Part of my software work a while back was software for restaurants. After watching the data flow in major chains for several years, it's easy to see how precarious achieving profit can be.
That massive pizza oven is going to be one heck of a writeoff.
MPH >> If you find something you like, I hope you'll report back on it.
this is a pizza you would like...
from a weekend in Venice away from work.
Most pizza I had in Italy actually wasn't that great. When I was out walking around on my own, I purchased it mostly from the tiny store vendors when short on time, as my focus was on seeing things vs eating during the daylight. The pizza places I tripped across weren't good at all. When with clients, it wasn't what you ordered for a business dinner at a really nice Italian restaurant.

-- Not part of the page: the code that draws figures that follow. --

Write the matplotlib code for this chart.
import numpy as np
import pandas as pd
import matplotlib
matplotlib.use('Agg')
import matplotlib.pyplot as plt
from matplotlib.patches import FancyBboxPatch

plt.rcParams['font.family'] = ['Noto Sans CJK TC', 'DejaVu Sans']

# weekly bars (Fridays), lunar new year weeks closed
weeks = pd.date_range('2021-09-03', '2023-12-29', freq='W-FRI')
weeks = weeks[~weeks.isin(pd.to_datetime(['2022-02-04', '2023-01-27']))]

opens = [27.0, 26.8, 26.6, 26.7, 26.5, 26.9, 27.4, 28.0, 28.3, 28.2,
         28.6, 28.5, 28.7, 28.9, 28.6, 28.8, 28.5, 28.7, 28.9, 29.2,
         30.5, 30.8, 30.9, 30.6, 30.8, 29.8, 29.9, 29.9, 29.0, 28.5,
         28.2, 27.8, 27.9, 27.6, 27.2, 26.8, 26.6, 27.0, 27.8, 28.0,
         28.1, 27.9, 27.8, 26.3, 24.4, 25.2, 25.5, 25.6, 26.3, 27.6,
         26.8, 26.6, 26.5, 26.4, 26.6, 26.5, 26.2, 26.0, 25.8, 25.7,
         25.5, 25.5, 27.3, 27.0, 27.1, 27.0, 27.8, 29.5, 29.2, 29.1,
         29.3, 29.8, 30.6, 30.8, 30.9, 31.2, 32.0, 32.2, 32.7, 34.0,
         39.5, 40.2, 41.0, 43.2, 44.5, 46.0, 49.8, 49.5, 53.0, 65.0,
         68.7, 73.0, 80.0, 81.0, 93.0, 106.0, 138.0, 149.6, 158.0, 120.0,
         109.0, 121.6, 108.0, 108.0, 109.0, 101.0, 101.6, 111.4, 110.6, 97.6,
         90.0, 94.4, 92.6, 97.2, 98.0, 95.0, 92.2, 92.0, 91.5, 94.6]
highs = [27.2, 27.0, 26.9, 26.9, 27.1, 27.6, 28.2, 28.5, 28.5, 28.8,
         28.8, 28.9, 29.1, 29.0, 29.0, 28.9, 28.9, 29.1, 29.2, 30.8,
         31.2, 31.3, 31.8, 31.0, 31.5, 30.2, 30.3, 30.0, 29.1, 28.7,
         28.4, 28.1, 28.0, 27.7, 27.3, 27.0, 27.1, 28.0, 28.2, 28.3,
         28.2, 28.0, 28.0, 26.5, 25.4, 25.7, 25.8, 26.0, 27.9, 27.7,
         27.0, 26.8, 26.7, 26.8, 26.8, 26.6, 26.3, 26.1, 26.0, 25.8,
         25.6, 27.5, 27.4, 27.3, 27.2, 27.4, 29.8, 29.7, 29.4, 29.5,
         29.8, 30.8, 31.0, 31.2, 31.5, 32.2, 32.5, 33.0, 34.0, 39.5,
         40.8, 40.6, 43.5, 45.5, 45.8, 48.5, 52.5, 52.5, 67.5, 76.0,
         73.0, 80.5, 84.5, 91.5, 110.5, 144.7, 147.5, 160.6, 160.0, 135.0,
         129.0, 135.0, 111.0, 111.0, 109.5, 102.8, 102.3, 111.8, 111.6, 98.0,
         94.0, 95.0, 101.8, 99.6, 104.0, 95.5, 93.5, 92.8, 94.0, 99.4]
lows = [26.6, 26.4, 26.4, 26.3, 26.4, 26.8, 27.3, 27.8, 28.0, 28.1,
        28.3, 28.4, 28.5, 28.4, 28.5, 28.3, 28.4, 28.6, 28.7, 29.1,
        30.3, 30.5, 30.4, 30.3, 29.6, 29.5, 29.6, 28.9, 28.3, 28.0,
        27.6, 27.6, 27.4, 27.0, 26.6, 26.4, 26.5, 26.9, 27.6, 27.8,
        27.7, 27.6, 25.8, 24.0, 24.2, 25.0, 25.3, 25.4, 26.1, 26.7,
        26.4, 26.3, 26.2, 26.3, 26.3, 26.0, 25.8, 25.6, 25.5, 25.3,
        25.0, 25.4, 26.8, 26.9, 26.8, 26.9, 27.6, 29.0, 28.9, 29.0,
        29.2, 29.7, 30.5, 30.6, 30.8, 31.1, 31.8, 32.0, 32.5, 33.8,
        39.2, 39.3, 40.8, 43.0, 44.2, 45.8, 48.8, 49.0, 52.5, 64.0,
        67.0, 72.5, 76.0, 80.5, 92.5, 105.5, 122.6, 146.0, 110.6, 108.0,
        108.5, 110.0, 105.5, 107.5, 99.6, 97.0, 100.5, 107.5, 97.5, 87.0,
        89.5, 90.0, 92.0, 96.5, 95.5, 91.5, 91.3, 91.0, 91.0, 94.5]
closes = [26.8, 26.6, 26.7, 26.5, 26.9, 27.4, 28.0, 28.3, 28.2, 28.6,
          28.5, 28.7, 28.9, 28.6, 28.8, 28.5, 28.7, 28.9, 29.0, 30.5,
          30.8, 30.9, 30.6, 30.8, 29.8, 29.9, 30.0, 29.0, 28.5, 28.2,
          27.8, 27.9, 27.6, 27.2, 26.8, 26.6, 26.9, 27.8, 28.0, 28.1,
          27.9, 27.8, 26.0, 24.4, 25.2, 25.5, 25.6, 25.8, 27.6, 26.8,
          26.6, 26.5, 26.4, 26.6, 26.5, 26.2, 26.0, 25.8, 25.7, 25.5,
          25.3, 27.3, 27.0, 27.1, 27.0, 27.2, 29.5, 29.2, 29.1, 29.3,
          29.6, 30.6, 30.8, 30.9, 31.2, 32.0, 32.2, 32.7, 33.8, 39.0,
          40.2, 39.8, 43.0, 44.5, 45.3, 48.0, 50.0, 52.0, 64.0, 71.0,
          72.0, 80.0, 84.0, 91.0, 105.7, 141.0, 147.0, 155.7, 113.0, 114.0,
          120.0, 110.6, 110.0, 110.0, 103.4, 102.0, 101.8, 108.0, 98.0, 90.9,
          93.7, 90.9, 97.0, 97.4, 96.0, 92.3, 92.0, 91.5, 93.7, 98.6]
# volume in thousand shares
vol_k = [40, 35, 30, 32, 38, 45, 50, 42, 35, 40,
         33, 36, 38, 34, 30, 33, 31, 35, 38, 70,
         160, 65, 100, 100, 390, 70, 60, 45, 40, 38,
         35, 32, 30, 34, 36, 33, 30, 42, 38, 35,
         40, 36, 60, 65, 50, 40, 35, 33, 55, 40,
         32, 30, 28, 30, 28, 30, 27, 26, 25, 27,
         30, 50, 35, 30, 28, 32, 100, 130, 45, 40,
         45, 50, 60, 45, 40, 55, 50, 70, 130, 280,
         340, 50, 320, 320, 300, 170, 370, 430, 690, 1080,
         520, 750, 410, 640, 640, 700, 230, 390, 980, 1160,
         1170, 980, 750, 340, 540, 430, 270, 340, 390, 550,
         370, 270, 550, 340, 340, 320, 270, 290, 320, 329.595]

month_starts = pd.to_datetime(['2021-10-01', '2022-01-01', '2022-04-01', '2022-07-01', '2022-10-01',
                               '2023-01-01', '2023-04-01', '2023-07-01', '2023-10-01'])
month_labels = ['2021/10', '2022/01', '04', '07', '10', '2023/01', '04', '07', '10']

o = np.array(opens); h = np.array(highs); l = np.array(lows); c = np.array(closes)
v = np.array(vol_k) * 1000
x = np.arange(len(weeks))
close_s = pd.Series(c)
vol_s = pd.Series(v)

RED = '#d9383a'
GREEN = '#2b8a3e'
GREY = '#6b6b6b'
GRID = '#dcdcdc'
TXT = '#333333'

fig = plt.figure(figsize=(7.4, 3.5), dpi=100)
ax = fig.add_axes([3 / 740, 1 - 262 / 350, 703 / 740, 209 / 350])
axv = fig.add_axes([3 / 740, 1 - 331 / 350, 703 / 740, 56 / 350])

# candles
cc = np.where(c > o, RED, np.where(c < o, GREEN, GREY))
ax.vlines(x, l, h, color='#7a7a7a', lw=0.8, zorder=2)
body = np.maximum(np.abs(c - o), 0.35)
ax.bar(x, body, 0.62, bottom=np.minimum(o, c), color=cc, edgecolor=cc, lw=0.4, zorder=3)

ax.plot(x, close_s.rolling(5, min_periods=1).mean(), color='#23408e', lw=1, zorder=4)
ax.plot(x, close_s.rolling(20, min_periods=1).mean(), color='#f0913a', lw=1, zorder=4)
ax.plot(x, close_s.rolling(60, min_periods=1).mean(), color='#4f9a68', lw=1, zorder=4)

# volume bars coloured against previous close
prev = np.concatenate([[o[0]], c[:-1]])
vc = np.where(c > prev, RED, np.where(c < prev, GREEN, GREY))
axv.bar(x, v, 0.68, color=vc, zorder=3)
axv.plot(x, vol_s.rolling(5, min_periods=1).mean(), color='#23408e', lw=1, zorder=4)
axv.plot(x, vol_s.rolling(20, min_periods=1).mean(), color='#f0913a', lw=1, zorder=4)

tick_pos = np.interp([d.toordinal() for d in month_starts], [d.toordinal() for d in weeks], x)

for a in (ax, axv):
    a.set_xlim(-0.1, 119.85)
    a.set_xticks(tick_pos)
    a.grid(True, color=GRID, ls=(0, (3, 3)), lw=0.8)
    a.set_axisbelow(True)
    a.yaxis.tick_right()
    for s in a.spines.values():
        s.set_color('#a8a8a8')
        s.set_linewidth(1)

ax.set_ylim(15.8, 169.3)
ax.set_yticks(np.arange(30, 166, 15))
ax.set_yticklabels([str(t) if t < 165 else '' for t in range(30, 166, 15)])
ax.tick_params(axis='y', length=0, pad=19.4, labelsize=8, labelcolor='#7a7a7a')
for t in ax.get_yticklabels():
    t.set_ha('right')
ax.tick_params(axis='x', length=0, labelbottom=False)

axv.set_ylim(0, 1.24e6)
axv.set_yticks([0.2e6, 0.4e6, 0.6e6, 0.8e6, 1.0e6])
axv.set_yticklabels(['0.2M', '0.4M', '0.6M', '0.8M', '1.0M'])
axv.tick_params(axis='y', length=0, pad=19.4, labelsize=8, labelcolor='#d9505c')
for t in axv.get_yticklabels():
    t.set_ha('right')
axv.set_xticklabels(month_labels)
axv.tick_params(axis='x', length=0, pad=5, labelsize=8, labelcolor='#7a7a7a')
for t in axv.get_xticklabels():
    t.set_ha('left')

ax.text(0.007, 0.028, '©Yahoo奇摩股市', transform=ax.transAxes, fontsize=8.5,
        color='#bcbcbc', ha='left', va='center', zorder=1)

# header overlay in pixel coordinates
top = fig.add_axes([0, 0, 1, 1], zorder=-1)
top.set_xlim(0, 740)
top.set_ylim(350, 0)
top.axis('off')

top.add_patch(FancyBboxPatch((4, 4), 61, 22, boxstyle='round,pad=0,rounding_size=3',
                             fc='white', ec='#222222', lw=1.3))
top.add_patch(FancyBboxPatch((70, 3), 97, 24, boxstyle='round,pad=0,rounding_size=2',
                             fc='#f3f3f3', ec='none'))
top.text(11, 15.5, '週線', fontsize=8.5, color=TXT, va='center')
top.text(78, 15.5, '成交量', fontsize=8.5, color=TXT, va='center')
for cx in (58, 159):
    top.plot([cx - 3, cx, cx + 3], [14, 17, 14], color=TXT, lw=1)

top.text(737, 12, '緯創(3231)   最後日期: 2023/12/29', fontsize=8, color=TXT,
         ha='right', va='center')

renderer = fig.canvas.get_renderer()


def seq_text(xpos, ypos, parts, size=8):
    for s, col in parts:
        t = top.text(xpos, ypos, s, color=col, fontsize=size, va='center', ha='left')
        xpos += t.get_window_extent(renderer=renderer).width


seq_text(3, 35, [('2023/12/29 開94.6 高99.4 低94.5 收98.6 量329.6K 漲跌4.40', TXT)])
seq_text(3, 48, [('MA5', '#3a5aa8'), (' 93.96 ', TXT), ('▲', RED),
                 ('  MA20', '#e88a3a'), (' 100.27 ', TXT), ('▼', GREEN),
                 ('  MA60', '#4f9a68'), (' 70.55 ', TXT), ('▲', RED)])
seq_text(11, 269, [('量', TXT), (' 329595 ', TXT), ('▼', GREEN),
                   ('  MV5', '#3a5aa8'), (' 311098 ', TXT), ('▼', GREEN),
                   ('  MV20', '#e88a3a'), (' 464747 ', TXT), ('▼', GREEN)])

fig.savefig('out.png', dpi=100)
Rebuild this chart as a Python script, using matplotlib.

However, that weekend in Venice I tried to seek out good pizza, and found it.
The picture of the Caprese pizza is mouthwatering.
It can be very hard to find good pizza, especially in the north of Italy. The very best is made in Naples and Campania, the surrounding region. In fact, the Neapolitans think that Rome is too far north to find a good pie! (Of course, they’ve never had to eat some of the junk served around here.)
Let me know if you find a pizza in town that you like as much as the one from the now-defunct Tuscany Market.
Whoa! They closed?!? That's a darn shame. It was just down the road from my workplace and made for a convenient lunch location with coworkers. The Cuban probably was their best item on the menu. The pizza was decent, nicely thin and crispy. I liked getting the mushroom mix with prosciutto.
Guess I'll have to start hitting up Bear Rock now for lunch breaks. Or stick to my new love: Curry in Hurry.
Yep. I am still in such a snit over their closing.
Update for MPH:
Saccones Margherita pizza doesn't come close. *And* it cost $19 !!
I enjoyed a pepperoni there eons ago though.
Did try one other from a take-out-and-bake-at-home pizza place on 620 in the little shopping center adjacent to the big HEB. The owner said they fly in their cheese from Wisconsin, make their own tomato sauce, use live yeast in making their dough, etc. It was a good pie and the sauce had a peppery zing to it. But it couldn't become what Tuscany Market's Margherita was. Apples & oranges. However, their frozen ravioli to go was excellent.,
Hi MPH, it's called "Buddy and Al's". If you were driving from I-35 north, exit 620 and go WEST (left). You'll pass the big HEB with the creatively-designed parking lot where you can park almost anywhere and not get wet when it rains.
Right as you get towards the end of the HEB, you'll see a tiny strip mall near the road. Buddy & Al's is one of the first stores you'll notice.
Their ravioli was very simple but good. Just a really good cheese taste, pasta taste and a bit of a zing in their tomato sauce. Reminds me of some I had in a small place on the North End of Boston.